I have been wanting to write an essay on this topic for a while but I haven't quite been able to work my head around it. The old essayist in me wants to create a giant metaphor out of everything but I feel like putting a bow on a box of thoughts isn't quite doing this topic justice. It's more complicated than that.
I'll explain.
But first, a story.
I went to a dermatologist yesterday for a few routine checks and things that aren't any of your business. Nothing big. They're putting me on an oral medication that would do great damage to a baby if I were to get pregnant in the next five months (ha!) so they are required by law to test my blood once every month until the end of the year. No big deal. Needles and blood don't bother me. I don't really like them, but I'm not mortally afraid of them. That being said, my appointment was at about 11:10. By the time I went in for lab work it was around noon. I hadn't eaten since seven that morning and even then it was just a bowl of cereal. Thanks to some genes from my mother, I have a kind of minor case of hypoglycemia that makes me feel somewhat shaky when I haven't eaten for a while. I also have low blood pressure, which makes my circulation somewhat poor and. . . basically it was a recipe for disaster. I walked into the room and thought -"I'm going to faint in here. They're going to take my blood, and I'm going to pass out. Shoot." I told them that I hadn't eaten and they said it wasn't that much blood and I'd be fine and. . . whatever. I knew I was going to faint. And I did. Not a very pleasant sensation on the whole and it left me completely out of it for the rest of the day. It takes me a while to get over these things.

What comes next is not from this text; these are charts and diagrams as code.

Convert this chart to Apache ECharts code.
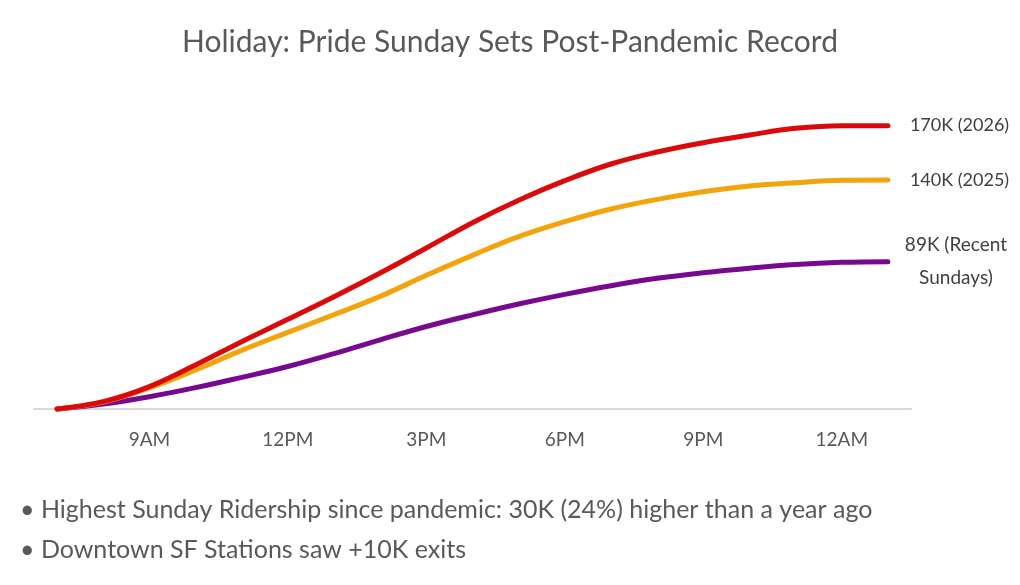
<!DOCTYPE html>
<html>
<head>
<meta charset="utf-8">
<script src="https://cdn.jsdelivr.net/npm/echarts@6/dist/echarts.min.js"></script>
<style>
    html, body { margin: 0; padding: 0; background: #fff; }
    #main { width: 1020px; height: 585px; }
</style>
</head>
<body>
<div id="main"></div>
<script>
// hours 7AM .. 1AM
var hours = ['7AM','8AM','9AM','10AM','11AM','12PM','1PM','2PM','3PM','4PM','5PM','6PM','7PM','8PM','9PM','10PM','11PM','12AM','1AM'];
var shownHours = ['9AM','12PM','3PM','6PM','9PM','12AM'];

// cumulative riders (K)
var pride2026 = [0, 4.4, 13.4, 26.4, 40.4, 53.8, 67.4, 81.6, 96.6, 111.8, 125.2, 137, 147, 154.2, 159.8, 164.4, 168.4, 170, 170];
var pride2025 = [0, 4.2, 12.6, 23.4, 35.2, 46, 56.6, 67.6, 80.2, 92.2, 103.4, 112.4, 120, 125.8, 130.4, 133.8, 135.8, 137.2, 137.4];
var recentSundays = [0, 3, 7.4, 12.8, 19, 25.5, 33.2, 41.5, 49.5, 56.5, 63, 68.8, 74, 78.4, 81.8, 84.5, 86.7, 88, 88.4];

var endLabels = ['170K (2026)', '140K (2025)', '89K (Recent\nSundays)'];
var notes = [
    '\u2022 Highest Sunday Ridership since pandemic: 30K (24%) higher than a year ago',
    '\u2022 Downtown SF Stations saw +10K exits'
];

var font = 'Lato';

var myChart = echarts.init(document.getElementById('main'));

function lineSeries(name, data, color, label, extra) {
    var endLabel = {
        show: true,
        formatter: label,
        color: '#404040',
        fontFamily: font,
        fontSize: 18,
        lineHeight: 33,
        distance: 22
    };
    if (extra) {
        for (var k in extra) endLabel[k] = extra[k];
    }
    return {
        name: name,
        type: 'line',
        data: data,
        smooth: 0.4,
        symbol: 'none',
        clip: false,
        lineStyle: { color: color, width: 5, cap: 'round' },
        itemStyle: { color: color },
        endLabel: endLabel,
        z: name == 'recent' ? 1 : (name == '2025' ? 2 : 3)
    };
}

var option = {
    backgroundColor: '#fff',
    animation: false,
    title: [
        {
            text: 'Holiday: Pride Sunday Sets Post-Pandemic Record',
            left: 'center',
            top: 22,
            textStyle: { fontFamily: font, fontWeight: 'normal', fontSize: 30, color: '#595959' }
        },
        {
            text: notes.join('\n'),
            left: 15,
            top: 485,
            textStyle: { fontFamily: font, fontWeight: 'normal', fontSize: 25, lineHeight: 40, color: '#595959' }
        }
    ],
    grid: {
        left: 34,
        right: 109,
        top: 109,
        bottom: 176
    },
    xAxis: {
        type: 'category',
        data: hours,
        boundaryGap: true,
        axisLine: { lineStyle: { color: '#d9d9d9', width: 2 } },
        axisTick: { show: false },
        axisLabel: {
            interval: function (idx, value) { return shownHours.indexOf(value) >= 0; },
            color: '#595959',
            fontFamily: font,
            fontSize: 19,
            margin: 21
        }
    },
    yAxis: {
        type: 'value',
        min: 0,
        max: 180,
        show: false,
        splitLine: { show: false }
    },
    series: [
        lineSeries('recent', recentSundays, '#77098f', endLabels[2], { align: 'center', distance: 68, fontSize: 19 }),
        lineSeries('2025', pride2025, '#f3a30b', endLabels[1]),
        lineSeries('2026', pride2026, '#da0a0a', endLabels[0])
    ]
};

if (option && typeof option === "object") {
    myChart.setOption(option, true);
}
</script>
</body>
</html>
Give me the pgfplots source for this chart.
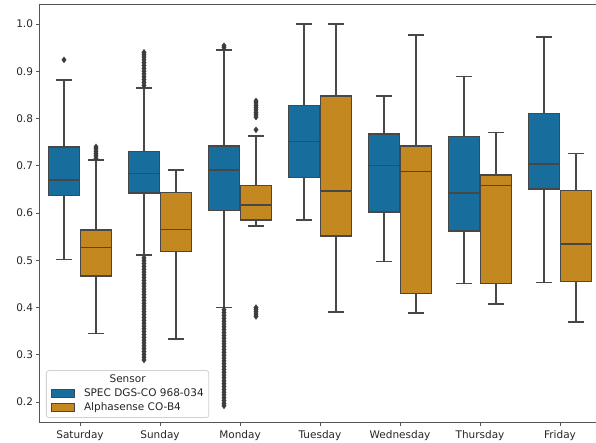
\documentclass[border=0pt]{standalone}
\usepackage{pgfplots}
\pgfplotsset{compat=1.18}
\usepgfplotslibrary{statistics}
\usepackage{fontspec}
\setmainfont{DejaVu Sans}
\definecolor{sblue}{HTML}{176D9C}
\definecolor{sorange}{HTML}{C38820}
\definecolor{edgegray}{HTML}{474747}
\definecolor{axgray}{HTML}{555555}
\definecolor{txt}{HTML}{262626}
\pgfplotsset{
  bstyle/.style={line width=1.5pt, draw=edgegray, mark=diamond*, mark size=3pt,
    mark options={fill=edgegray!85!black, draw=edgegray!85!black, line width=0.3pt},
    boxplot/box extend=0.39, boxplot/whisker extend=0.2},
  bb/.style={bstyle, fill=sblue},
  bo/.style={bstyle, fill=sorange},
}
\begin{document}
\begin{tikzpicture}
\begin{axis}[
  scale only axis, width=560pt, height=418.3pt,
  xmin=-0.5, xmax=6.5, ymin=0.1556, ymax=1.0408,
  boxplot/draw direction=y,
  xtick={0,1,2,3,4,5,6},
  xticklabels={Saturday,Sunday,Monday,Tuesday,Wednesday,Thursday,Friday},
  ytick={0.2,0.3,0.4,0.5,0.6,0.7,0.8,0.9,1.0},
  yticklabel style={/pgf/number format/.cd, fixed, fixed zerofill, precision=1},
  /pgf/number format/assume math mode=true,
  tick label style={font=\fontsize{10.5}{12.5}\selectfont, text=txt},
  xticklabel style={yshift=-0.5pt},
  xtick pos=bottom, ytick pos=left,
  tick align=outside, major tick length=3.5pt,
  tick style={axgray, line width=0.8pt},
  axis line style={axgray, line width=1pt},
  clip=false,
]
% Saturday
\addplot[bb, boxplot prepared={draw position=-0.2, lower whisker=0.502, lower quartile=0.637, median=0.670, upper quartile=0.740, upper whisker=0.881}]
  table[row sep=\\, y index=0] {data\\ 0.924\\};
\addplot[bo, boxplot prepared={draw position=0.2, lower whisker=0.345, lower quartile=0.467, median=0.527, upper quartile=0.564, upper whisker=0.712}]
  table[row sep=\\, y index=0] {data\\ 0.716\\ 0.721\\ 0.726\\ 0.731\\ 0.736\\ 0.740\\};
% Sunday
\addplot[bb, boxplot prepared={draw position=0.8, lower whisker=0.511, lower quartile=0.642, median=0.684, upper quartile=0.730, upper whisker=0.865}]
  table[row sep=\\, y index=0] {data\\ 0.870\\ 0.876\\ 0.882\\ 0.888\\ 0.894\\ 0.900\\ 0.906\\ 0.912\\ 0.918\\ 0.924\\ 0.930\\ 0.935\\ 0.940\\
  0.505\\ 0.499\\ 0.493\\ 0.487\\ 0.481\\ 0.475\\ 0.469\\ 0.463\\ 0.457\\ 0.451\\ 0.445\\ 0.439\\ 0.433\\ 0.427\\ 0.421\\ 0.415\\ 0.409\\ 0.403\\ 0.397\\ 0.391\\ 0.385\\ 0.379\\ 0.373\\ 0.367\\ 0.361\\ 0.355\\ 0.349\\ 0.343\\ 0.337\\ 0.331\\ 0.325\\ 0.319\\ 0.313\\ 0.307\\ 0.301\\ 0.295\\ 0.289\\};
\addplot[bo, boxplot prepared={draw position=1.2, lower whisker=0.333, lower quartile=0.518, median=0.565, upper quartile=0.643, upper whisker=0.691}]
  coordinates {};
% Monday
\addplot[bb, boxplot prepared={draw position=1.8, lower whisker=0.400, lower quartile=0.605, median=0.691, upper quartile=0.742, upper whisker=0.945}]
  table[row sep=\\, y index=0] {data\\ 0.950\\ 0.954\\
  0.395\\ 0.389\\ 0.383\\ 0.377\\ 0.371\\ 0.365\\ 0.359\\ 0.353\\ 0.347\\ 0.341\\ 0.335\\ 0.329\\ 0.323\\ 0.317\\ 0.311\\ 0.305\\ 0.299\\ 0.293\\ 0.287\\ 0.281\\ 0.275\\ 0.269\\ 0.263\\ 0.257\\ 0.251\\ 0.245\\ 0.239\\ 0.233\\ 0.227\\ 0.221\\ 0.215\\ 0.209\\ 0.203\\ 0.197\\ 0.192\\};
\addplot[bo, boxplot prepared={draw position=2.2, lower whisker=0.5725, lower quartile=0.585, median=0.617, upper quartile=0.658, upper whisker=0.763}]
  table[row sep=\\, y index=0] {data\\ 0.776\\ 0.803\\ 0.808\\ 0.813\\ 0.818\\ 0.823\\ 0.828\\ 0.833\\ 0.837\\ 0.381\\ 0.386\\ 0.391\\ 0.396\\ 0.400\\};
% Tuesday
\addplot[bb, boxplot prepared={draw position=2.8, lower whisker=0.585, lower quartile=0.675, median=0.751, upper quartile=0.827, upper whisker=1.000}]
  coordinates {};
\addplot[bo, boxplot prepared={draw position=3.2, lower whisker=0.390, lower quartile=0.551, median=0.647, upper quartile=0.848, upper whisker=1.000}]
  coordinates {};
% Wednesday
\addplot[bb, boxplot prepared={draw position=3.8, lower whisker=0.497, lower quartile=0.602, median=0.700, upper quartile=0.767, upper whisker=0.848}]
  coordinates {};
\addplot[bo, boxplot prepared={draw position=4.2, lower whisker=0.388, lower quartile=0.430, median=0.6875, upper quartile=0.742, upper whisker=0.977}]
  coordinates {};
% Thursday
\addplot[bb, boxplot prepared={draw position=4.8, lower whisker=0.451, lower quartile=0.562, median=0.642, upper quartile=0.7615, upper whisker=0.8885}]
  coordinates {};
\addplot[bo, boxplot prepared={draw position=5.2, lower whisker=0.407, lower quartile=0.451, median=0.658, upper quartile=0.680, upper whisker=0.770}]
  coordinates {};
% Friday
\addplot[bb, boxplot prepared={draw position=5.8, lower whisker=0.453, lower quartile=0.651, median=0.704, upper quartile=0.811, upper whisker=0.9725}]
  coordinates {};
\addplot[bo, boxplot prepared={draw position=6.2, lower whisker=0.369, lower quartile=0.455, median=0.534, upper quartile=0.648, upper whisker=0.7255}]
  coordinates {};
% legend
\node[anchor=south west, draw=black!18, line width=0.8pt, rounded corners=2.5pt, fill=white, fill opacity=0.8, text opacity=1,
  inner xsep=5pt, inner ysep=3pt, font=\fontsize{10.5}{13}\selectfont, text=txt]
  at ([xshift=6pt,yshift=5pt]rel axis cs:0,0) {%
  \setlength\fboxsep{0pt}\setlength\fboxrule{0.8pt}%
  \begin{tabular}{@{}l@{\hspace{9pt}}l@{}}
  \multicolumn{2}{c}{Sensor}\\[1pt]
  \fcolorbox{edgegray}{sblue}{\rule{0pt}{7pt}\hspace{22pt}} & SPEC DGS-CO 968-034\\[1pt]
  \fcolorbox{edgegray}{sorange}{\rule{0pt}{7pt}\hspace{22pt}} & Alphasense CO-B4
  \end{tabular}};
\end{axis}
\pgfresetboundingbox
\path[use as bounding box] (-40pt,-20pt) rectangle (556pt,423pt);
\end{tikzpicture}
\end{document}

I had a kind of morbid fascination with fainting when I was young (er. . . well, up until about last November) because it seemed like such a romantic thing to do. Anne Shirley had - once again - corrupted me with her use of the word "romance". But it really isn't very fun. Trust me on this.
The first time I fainted was last year the day before Thanksgiving. I had come up with my mom and my brothers to visit my grandmother in a care center that she was staying in while she recovered from extensive back surgery. My grandmother is one of the most giving, hard working people I've ever met - but there she was, looking rather yellow in nothing but one of those awful hospital gowns and a robe eating like a baby with my grandfather spoon feeding her what she could eat because she was too weak to lift the fork for herself. "You have served me for many years, Margie," he said, "It is a pleasure to be able to serve you now."
It was horrible and tragic. It was easily the first moment in my life when I have literally come to terms with mortality. Keep in mind that outside of my uncle (whom I didn't know very well) and my great grandparents (that I also didn't know very well) - no one in my immediate family has ever died. And none of them have - in my memory -ever been seriously ill either. One of my uncles had cancer when I was very young but I hardly remember that and we were living too far away to see what he went through. The idea of people I love being so ill scared me. I watched my grandfather feeding my grandmother and watched her struggle to gnaw on peaches I felt sick. It was about this point when I fainted. It was probably tied also to the lack of food I'd had that day - but if I was being honest I would attribute it more to the horror of seeing my grandmother so sick than my hunger.
I remember waking up rather late on Thanksgiving morning. I had hit my head on a bar of the hallway of the care center when I fainted and my head ached. I felt rather disoriented. I looked in the mirror of the bedroom I was staying in and my skin color looked exactly like my grandmothers.
The next day we went bowling. I heard my aunt laugh and I thought it was Grandma Newman. I saw my aunt's manicured nails and remembered that both my grandmothers make an effort to get their nails done before they go out. My Grandma Newman had gone to get hers done before she went in for surgery, even. Listening to my aunt talk reminded me of my grandmother - in the way she laughed and the way she phrased her words and the inflection she used. . .
I still haven't worked my head around it. If I were going to stamp a metaphor on all this I'd find a way to talk about the resilience of Newman women or something, or maybe my regret at not feeling as connected with my dad's side of the family as I do with my mother's. . . but that feels too forced. Maybe that's why I don't really feel ready to write anything about what happened yet - because the story doesn't really have an "ending". It was a short, fifteen minute period of time with little leading to it, or away from it. I'm still not sure what to make of it all - but I do know that at some point - this streak of mine will end. My family members will die or get sick - it happens to everyone. I'm just glad we have been blessed and protected thus far.
1 comment:
I can totally relate on this one. You know how often I've fainted in my life? I averaged it out a few years back and it would be once a year for my entire life! I can remember at least 15 particular incidents and I know there are more than that. So if you ever want to talk about the grossness of fainting, I'm there for you. It is not romantic.